If you are wondering which mutual fund investment mode to opt for, then this quick guide can help you pick the right option.
What is an SIP?
A Systematic Investment Plan (SIP) allows you to invest a specific amount into a mutual fund at recurring intervals of your choice.
What is a Lump Sum Investment?
A lump sum investment involves investing a large single amount of money into a scheme at once.
Who Should Choose SIP?
Investing via SIP is ideal if you earn a monthly salary and want to build a disciplined habit without timing the market.
Who Should Choose a Lump Sum Investment?
Investing a lump sum amount is ideal if you have surplus cash that you wish to invest immediately.
Common Mistakes to Avoid While Investing in Mutual Funds
Many beginners fail to reach their financial targets because they make avoidable errors during their mutual fund investment journey. Let us explore some of these mistakes.
- Investing in mutual funds without a proper goal in mind can make it challenging to stay committed.
- Following unverified tips blindly can lead to losses. Avoid taking advice from random sources without performing your own research into the fund's performance.
- Ignoring risk profile will lead to investing in mutual funds that do not match your personal tolerance for loss and may even prevent you from achieving your goals.

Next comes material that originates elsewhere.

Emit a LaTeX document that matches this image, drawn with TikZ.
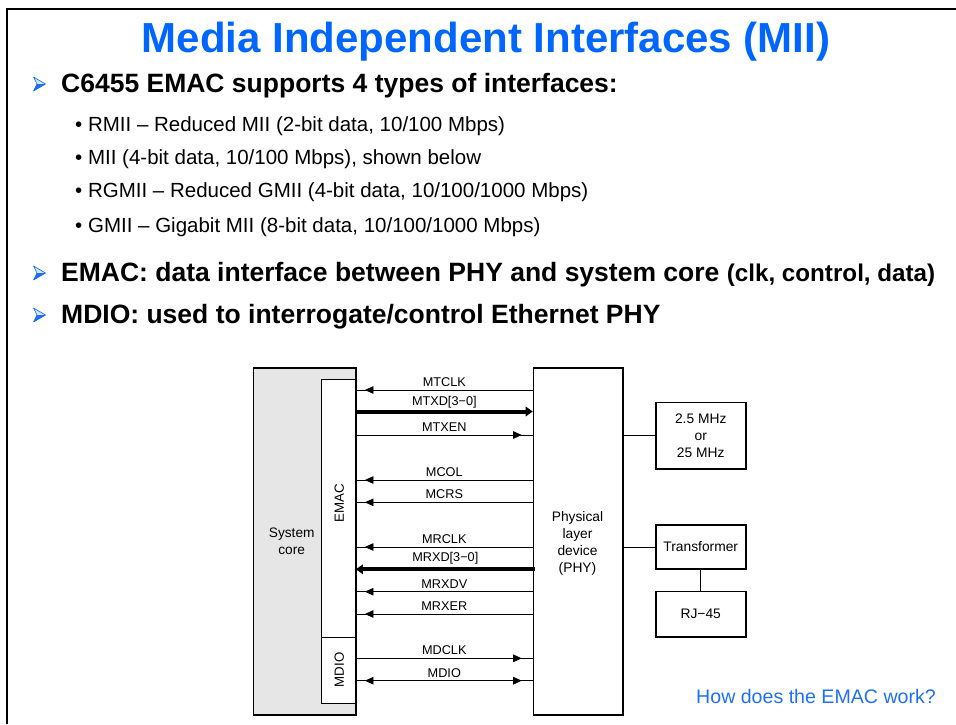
\documentclass[tikz,border=0pt]{standalone}
\usepackage{fontspec}
\setmainfont{Liberation Sans}
\usetikzlibrary{arrows.meta,calc}
\definecolor{titleblue}{HTML}{0066FF}
\definecolor{linkblue}{HTML}{1F6FFF}
\definecolor{coregray}{HTML}{E6E6E6}
\definecolor{bulletlight}{HTML}{D6E4FF}
\definecolor{bulletdark}{HTML}{2A6CF0}
\tikzset{
  sigtip/.tip={Triangle[length=8.5pt,width=7.5pt]},
  bularrow/.pic={
    \fill[bulletlight] (0,-7) -- (12,0) -- (3.5,0) -- cycle;
    \fill[bulletdark] (0,7) -- (12,0) -- (3.5,0) -- cycle;
    \draw[titleblue, line width=0.6pt, line join=round] (0,-7) -- (12,0) -- (0,7) -- (3.5,0) -- cycle;
  }
}
\begin{document}
\begin{tikzpicture}[x=1pt,y=-1pt,
  box/.style={draw, line width=1.5pt, inner sep=0pt, anchor=north west},
  ibox/.style={draw, line width=0.9pt, fill=white, inner sep=0pt, anchor=north west},
  btxt/.style={font=\fontsize{13.8}{17}\selectfont, align=center, inner sep=0pt},
  lblst/.style={font=\fontsize{12.7}{14}\selectfont, text depth=0pt, inner xsep=0pt, inner ysep=3pt, above},
  sig/.style={line width=0.8pt},
  sigL/.style={sig, postaction={draw, -sigtip, shorten >=9pt}},
  sigR/.style={sig, postaction={draw, -sigtip, shorten >=11pt}},
  sigB/.style={sig, postaction={draw, sigtip-sigtip, shorten <=9pt, shorten >=11pt}},
  thicksig/.style={line width=4pt, -{Triangle[length=7pt,width=9.5pt]}},
  bhead/.style={font=\fontsize{26.5}{30}\selectfont\bfseries, inner sep=0pt, anchor=base west},
  bsub/.style={font=\fontsize{20.5}{24}\selectfont, inner sep=0pt, anchor=base west},
  conn/.style={line width=0.8pt}
]
\useasboundingbox (0,0) rectangle (956,724);
% slide frame
\draw[line width=2pt] (6.8,724) -- (6.8,8.8) -- (956,8.8);

% title
\node[font=\fontsize{42}{48}\selectfont\bfseries, text=titleblue, inner sep=0pt, anchor=base] (title) at (486,52) {Media Independent Interfaces (MII)};

% bullets
\pic at (33.5,84) {bularrow};
\node[bhead] (b1) at (61,92) {C6455 EMAC supports 4 types of interfaces:};
\node[bsub] (s1) at (75,131) {• RMII – Reduced MII (2-bit data, 10/100 Mbps)};
\node[bsub] (s2) at (75,164) {• MII (4-bit data, 10/100 Mbps), shown below};
\node[bsub] (s3) at (75,197) {• RGMII – Reduced GMII (4-bit data, 10/100/1000 Mbps)};
\node[bsub] (s4) at (75,232) {• GMII – Gigabit MII (8-bit data, 10/100/1000 Mbps)};
\pic at (33.5,273) {bularrow};
\node[bhead] (b2) at (61,281) {EMAC: data interface between PHY and system core {\fontsize{24.2}{27}\selectfont (clk, control, data)}};
\pic at (33.5,315) {bularrow};
\node[bhead] (b3) at (61,323) {MDIO: used to interrogate/control Ethernet PHY};

% diagram blocks
\node[box, fill=coregray, minimum width=102.3pt, minimum height=347pt] (core) at (252.7,367) {};
\node[ibox, minimum width=34pt, minimum height=257.7pt] (emac) at (321,379) {};
\node[ibox, minimum width=34pt, minimum height=66.6pt] (mdio) at (321,636.7) {};
\node[btxt, font=\fontsize{13.7}{17.3}\selectfont] (coretxt) at (291.7,541.3) {System\\core};
\node[btxt, font=\fontsize{13.3}{16}\selectfont, rotate=90] (emactxt) at (339.3,503) {EMAC};
\node[btxt, font=\fontsize{13.3}{16}\selectfont, rotate=90] (mdiotxt) at (339.3,670) {MDIO};

\node[box, minimum width=89.6pt, minimum height=347pt] (phy) at (532.7,367) {};
\node[btxt] (phytxt) at (577.5,543) {Physical\\layer\\device\\(PHY)};

\node[box, btxt, anchor=north west, minimum width=90pt, minimum height=66.6pt] (clk) at (655,401.7) {2.5 MHz\\or\\25 MHz};
\node[box, btxt, anchor=north west, minimum width=90pt, minimum height=44.3pt] (xf) at (655,524) {Transformer};
\node[box, btxt, anchor=north west, minimum width=90pt, minimum height=45.3pt] (rj) at (655,590.7) {RJ−45};

\draw[conn] (phy.east |- clk.west) -- (clk.west);
\draw[conn] (phy.east |- xf.west) -- (xf.west);
\draw[conn] (xf.south) -- (rj.north);

% signal rows
\coordinate (y1) at (0,390);
\coordinate (y2) at (0,411.5);
\coordinate (y3) at (0,435);
\coordinate (y4) at (0,480);
\coordinate (y5) at (0,502.3);
\coordinate (y6) at (0,547);
\coordinate (y7) at (0,569.3);
\coordinate (y8) at (0,591.7);
\coordinate (y9) at (0,614);
\coordinate (y10) at (0,658.3);
\coordinate (y11) at (0,680.7);

\draw[sigL] (phy.west |- y1) -- node[lblst] (l1) {MTCLK} (emac.east |- y1);
\draw[thicksig] (emac.east |- y2) -- node[lblst, inner ysep=4.5pt] (l2) {MTXD[3−0]} (phy.west |- y2);
\draw[sigR] (emac.east |- y3) -- node[lblst] (l3) {MTXEN} (phy.west |- y3);
\draw[sigL] (phy.west |- y4) -- node[lblst] (l4) {MCOL} (emac.east |- y4);
\draw[sigL] (phy.west |- y5) -- node[lblst] (l5) {MCRS} (emac.east |- y5);
\draw[sigL] (phy.west |- y6) -- node[lblst] (l6) {MRCLK} (emac.east |- y6);
\draw[thicksig] ([xshift=2pt]phy.west |- y7) -- node[lblst, inner ysep=5.5pt] (l7) {MRXD[3−0]} (emac.east |- y7);
\draw[sigL] (phy.west |- y8) -- node[lblst] (l8) {MRXDV} (emac.east |- y8);
\draw[sigL] (phy.west |- y9) -- node[lblst] (l9) {MRXER} (emac.east |- y9);
\draw[sigR] (mdio.east |- y10) -- node[lblst] (l10) {MDCLK} (phy.west |- y10);
\draw[sigB] (mdio.east |- y11) -- node[lblst] (l11) {MDIO} (phy.west |- y11);

% footer link
\node[font=\fontsize{19.6}{22}\selectfont, text=linkblue, inner sep=0pt, anchor=base west] (howlink) at (696,703.3) {How does the EMAC work?};
\end{tikzpicture}
\end{document}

- Stopping SIP when markets fall prevents you from buying more units at lower prices and stops you from benefiting from rupee cost averaging.

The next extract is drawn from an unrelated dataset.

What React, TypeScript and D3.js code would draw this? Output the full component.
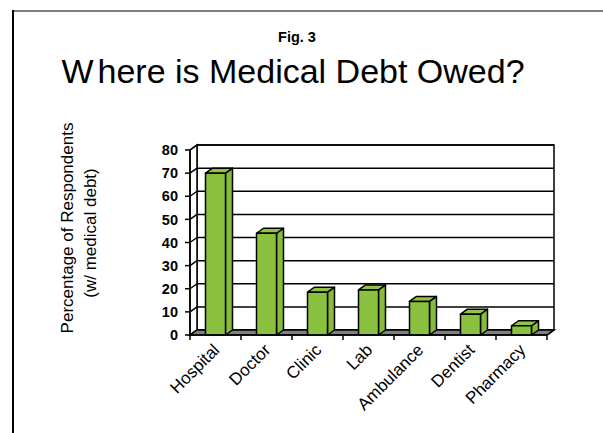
import React from "react";
import * as d3 from "d3";

const categories = ["Hospital", "Doctor", "Clinic", "Lab", "Ambulance", "Dentist", "Pharmacy"];
const values = [70, 44, 18.5, 19.5, 14.5, 9, 4];
const yTicks = [0, 10, 20, 30, 40, 50, 60, 70, 80];
const figLabel = "Fig. 3";
const titleFirst = "W";
const titleRest = "here is Medical Debt Owed?";
const yTitle1 = "Percentage of Respondents";
const yTitle2 = "(w/ medical debt)";

const W = 603;
const H = 433;
const FONT = "Arial, 'Liberation Sans', sans-serif";
const DX = 7;
const DY = -5;

export default function App() {
  const x = d3
    .scaleBand<string>()
    .domain(categories)
    .range([190, 547])
    .paddingInner(0.608)
    .paddingOuter(0.304);
  const y = d3.scaleLinear().domain([0, 80]).range([335, 150]);
  const step = x.step();
  const x0 = 190;
  const x1 = 547;
  const y0 = y(0);
  const yTop = y(80);
  const bw = x.bandwidth();

  const pts = (p: [number, number][]) => p.map((q) => q.join(",")).join(" ");

  return (
    <svg
      width={W}
      height={H}
      style={{ position: "absolute", left: 0, top: 0, background: "#fff" }}
      fontFamily={FONT}
    >
      <rect x={0} y={0} width={W} height={H} fill="#fff" />
      {/* frame */}
      <line x1={13} y1={11} x2={W} y2={11} stroke="#555" strokeWidth={1.5} />
      <line x1={13} y1={10} x2={13} y2={H} stroke="#000" strokeWidth={2} />

      {/* titles */}
      <text x={297} y={42} textAnchor="middle" fontSize={14.5} fontWeight="bold">
        {figLabel}
      </text>
      <text x={293} y={83} textAnchor="middle" fontSize={34}>
        <tspan>{titleFirst}</tspan>
        <tspan dx={4}>{titleRest}</tspan>
      </text>

      {/* y axis title */}
      <g transform="translate(73,228) rotate(-90)">
        <text x={0} y={0} textAnchor="middle" fontSize={17}>
          {yTitle1}
        </text>
      </g>
      <g transform="translate(96,233) rotate(-90)">
        <text x={0} y={0} textAnchor="middle" fontSize={17}>
          {yTitle2}
        </text>
      </g>

      {/* back wall */}
      <rect
        x={x0 + DX}
        y={yTop + DY}
        width={x1 - x0}
        height={y0 - yTop}
        fill="#fff"
        stroke="#000"
        strokeWidth={1.5}
      />
      {/* side wall */}
      <polygon
        points={pts([
          [x0, yTop],
          [x0 + DX, yTop + DY],
          [x0 + DX, y0 + DY],
          [x0, y0],
        ])}
        fill="#fff"
        stroke="#000"
        strokeWidth={1.5}
      />
      {/* gridlines */}
      {yTicks.map((t) => (
        <g key={"g" + t}>
          <line
            x1={x0 + DX}
            x2={x1 + DX}
            y1={y(t) + DY}
            y2={y(t) + DY}
            stroke="#000"
            strokeWidth={1.5}
          />
          <line x1={x0} x2={x0 + DX} y1={y(t)} y2={y(t) + DY} stroke="#000" strokeWidth={1.5} />
        </g>
      ))}
      {/* floor */}
      <polygon
        points={pts([
          [x0, y0],
          [x1, y0],
          [x1 + DX, y0 + DY],
          [x0 + DX, y0 + DY],
        ])}
        fill="#808080"
        stroke="#000"
        strokeWidth={1.5}
      />

      {/* bars */}
      {categories.map((c, i) => {
        const bx = x(c) as number;
        const yv = y(values[i]);
        return (
          <g key={c} stroke="#000" strokeWidth={1.5} strokeLinejoin="round">
            <polygon
              points={pts([
                [bx + bw, yv],
                [bx + bw + DX, yv + DY],
                [bx + bw + DX, y0 + DY],
                [bx + bw, y0],
              ])}
              fill="#86BC3B"
            />
            <polygon
              points={pts([
                [bx, yv],
                [bx + DX, yv + DY],
                [bx + bw + DX, yv + DY],
                [bx + bw, yv],
              ])}
              fill="#8FC545"
            />
            <rect x={bx} y={yv} width={bw} height={y0 - yv} fill="#8AC13F" />
          </g>
        );
      })}

      {/* front axes */}
      <line x1={x0} x2={x0} y1={yTop} y2={y0} stroke="#000" strokeWidth={1.5} />
      <line x1={x0} x2={x1} y1={y0} y2={y0} stroke="#000" strokeWidth={1.5} />
      <line x1={x1} x2={x1 + DX} y1={y0} y2={y0 + DY} stroke="#000" strokeWidth={1.5} />
      {yTicks.map((t) => (
        <g key={"t" + t}>
          <line x1={x0 - 5} x2={x0} y1={y(t)} y2={y(t)} stroke="#000" strokeWidth={1.5} />
          <text
            x={x0 - 12}
            y={y(t)}
            dy="0.36em"
            textAnchor="end"
            fontSize={14.5}
            fontWeight="bold"
          >
            {t}
          </text>
        </g>
      ))}
      {d3.range(categories.length + 1).map((i) => (
        <line
          key={"bt" + i}
          x1={x0 + i * step}
          x2={x0 + i * step}
          y1={y0}
          y2={y0 + 5}
          stroke="#000"
          strokeWidth={1.5}
        />
      ))}
      {categories.map((c) => {
        const cx = (x(c) as number) + bw / 2;
        return (
          <text
            key={"l" + c}
            transform={`translate(${cx + 5},${y0 + 16}) rotate(-45)`}
            textAnchor="end"
            fontSize={17}
          >
            {c}
          </text>
        );
      })}
    </svg>
  );
}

- Not reviewing your mutual fund portfolio at regular intervals can lead to staying invested in underperforming funds for a long time.
How to Track and Review Mutual Fund Investments?
Reviewing your mutual fund investments periodically is very important. It allows you to see if your fund is still meeting your objectives or if you need to switch to a different scheme.
When reviewing your mutual fund’s performance, you must check its annualised returns against the benchmark index. The fund must have outperformed the benchmark index. Also, ensure it remains consistent over several years and check if the returns are sufficient to reach your planned goals.
Ideally, a detailed review of your fund must be done every six months or at least once a year to stay on top of your financial progress.
Conclusion: Choosing the Right Way to Invest
Now that you know how to invest in a mutual fund online and offline, you can begin your wealth creation journey right away. Investing online is faster, transparent, and more convenient. However, if you are not tech-savvy, you may choose to invest offline. Irrespective of how you invest, always stay disciplined. Remember, mutual funds are a long-term wealth creation tool that requires you to remain invested across various market cycles.